Great War is an album of droning, anthemic songs, almost sidelining the sounds of deathrock and hardcore that were favored on earlier projects like Death Church or Cacophony. The album is conceived through the war poetry of Wilfred Owen, a British soldier that was killed in action and gained most of his renown as a poet posthumously. Owen’s poetry is a devastatingly bleak look into the black heart of the first world war, highlighted here most poignantly on Peni’s “Anthem for Doomed Youth.” The literature works well with the band’s sound, even if it is a little dated and strange to relate to at this point. 

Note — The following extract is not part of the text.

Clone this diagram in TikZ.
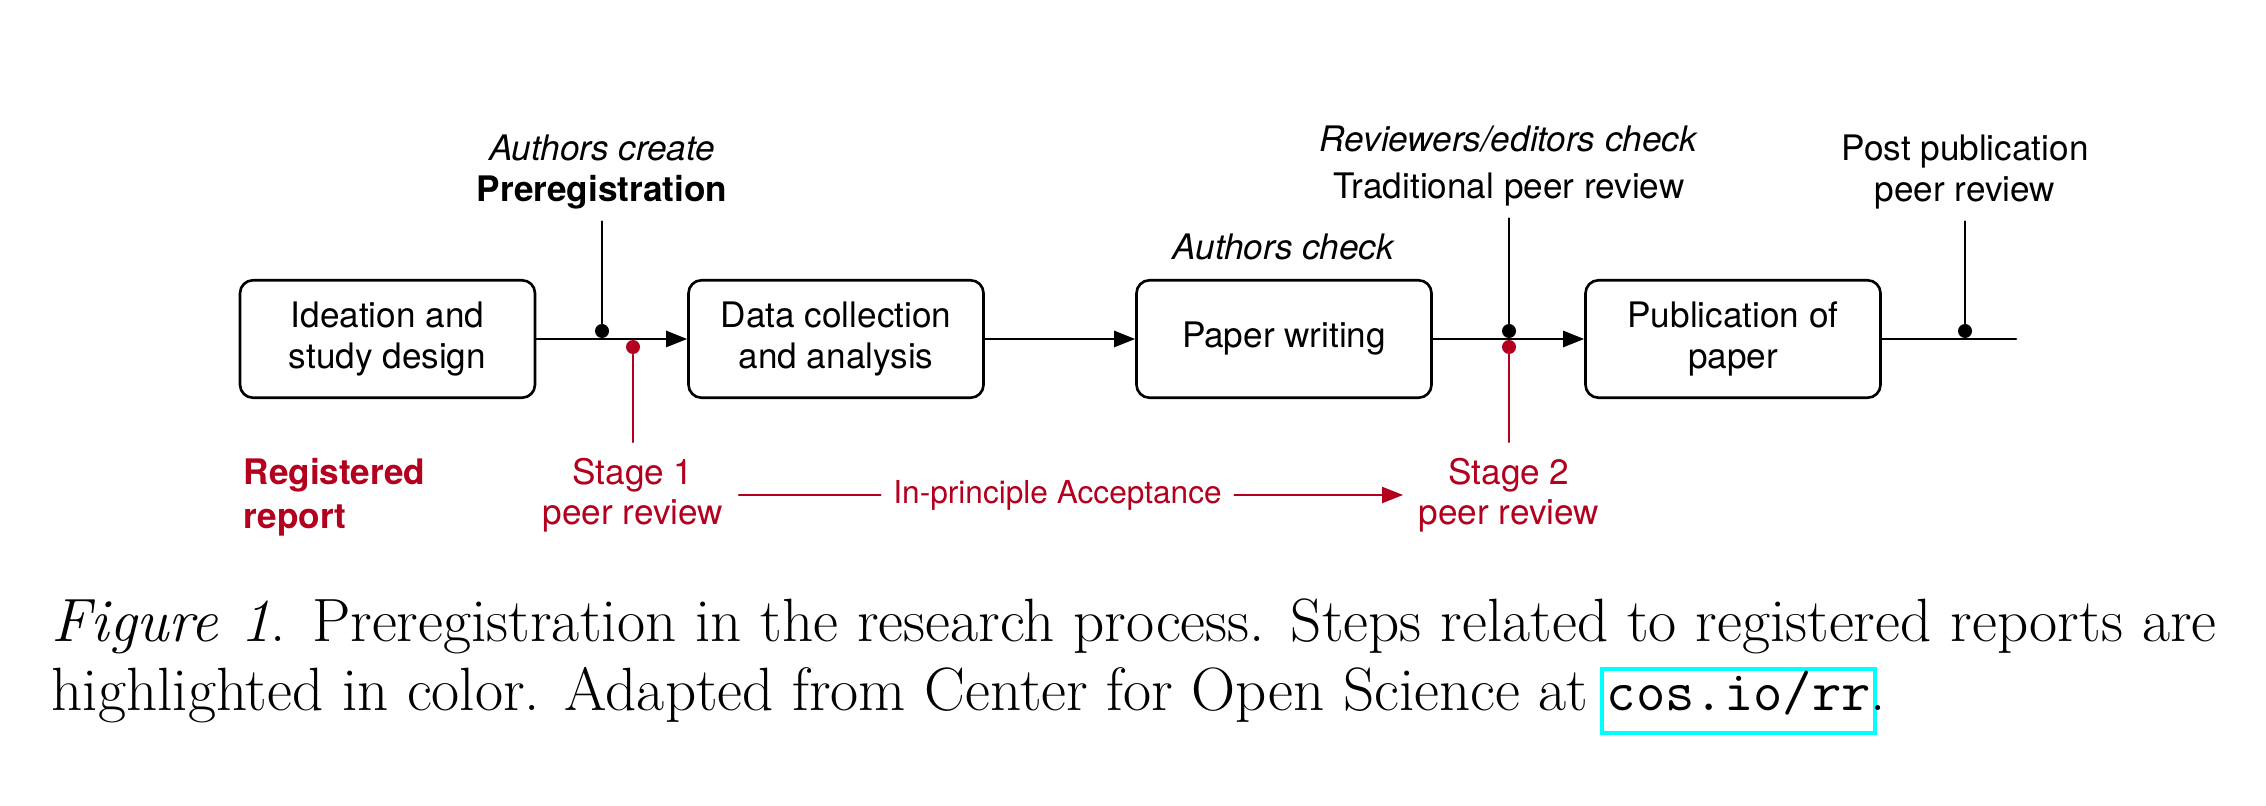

There are a few stark differences between Great War and the sound on the band’s last EP release, No More Pain. Nick Blinko’s voice is one of the most immediately recognizable changes, and while this is also noticeable on No More Pain, it isn’t as apparently restricting as it is on Great War. The band’s songwriting has also changed. There is a shift towards simplicity either as an unintended effect of rust or for stylistic purposes. Regardless of the reason, Great War has the dreary tendency to follow along with just one or two musical ideas for the duration of each track. This sees the band inhabit a sort of droning quality that is probably unfamiliar to fans used to the manic tempo changes and caustic vocals that Blinko and band used to roll out. Sure, times are different, music changes—but even then, the guitar mix could have done with less mud from the low-end. 

Nick Blinko’s chaotic artwork makes another welcome appearance as the cover of Great War. I’ve secretly always preferred Blinko’s visual art to the band’s music and, though this cover is one of his less-intense works, it still evokes that stitched-together sense of dread-reality that is endemic in his art. The pen-drawn piece features the jagged lines of the war witch, the inhuman slash that is the son of thunder, and a ragged motorcycle that looks as if it’s been crafted from the bones out of a charnel house. Everything in the artwork is much more than itself. The figures are scored, slashed, abstracted, and webbed to create that chilling hyper-detail that is distinctive in Blinko’s nightmarish imagery.                                                                  

Great War certainly has its faults. Still, for many of us, it’s another addition to an otherwise sparse history of fabled and obscure musical releases. In a way, it’s a piece of an incomplete puzzle that fans have been musing on since the public reception of the band in the ‘80s—and for a more complete view of the chaos-fueled literary insanity that is Rudimentary Peni, Great War is a welcome addition.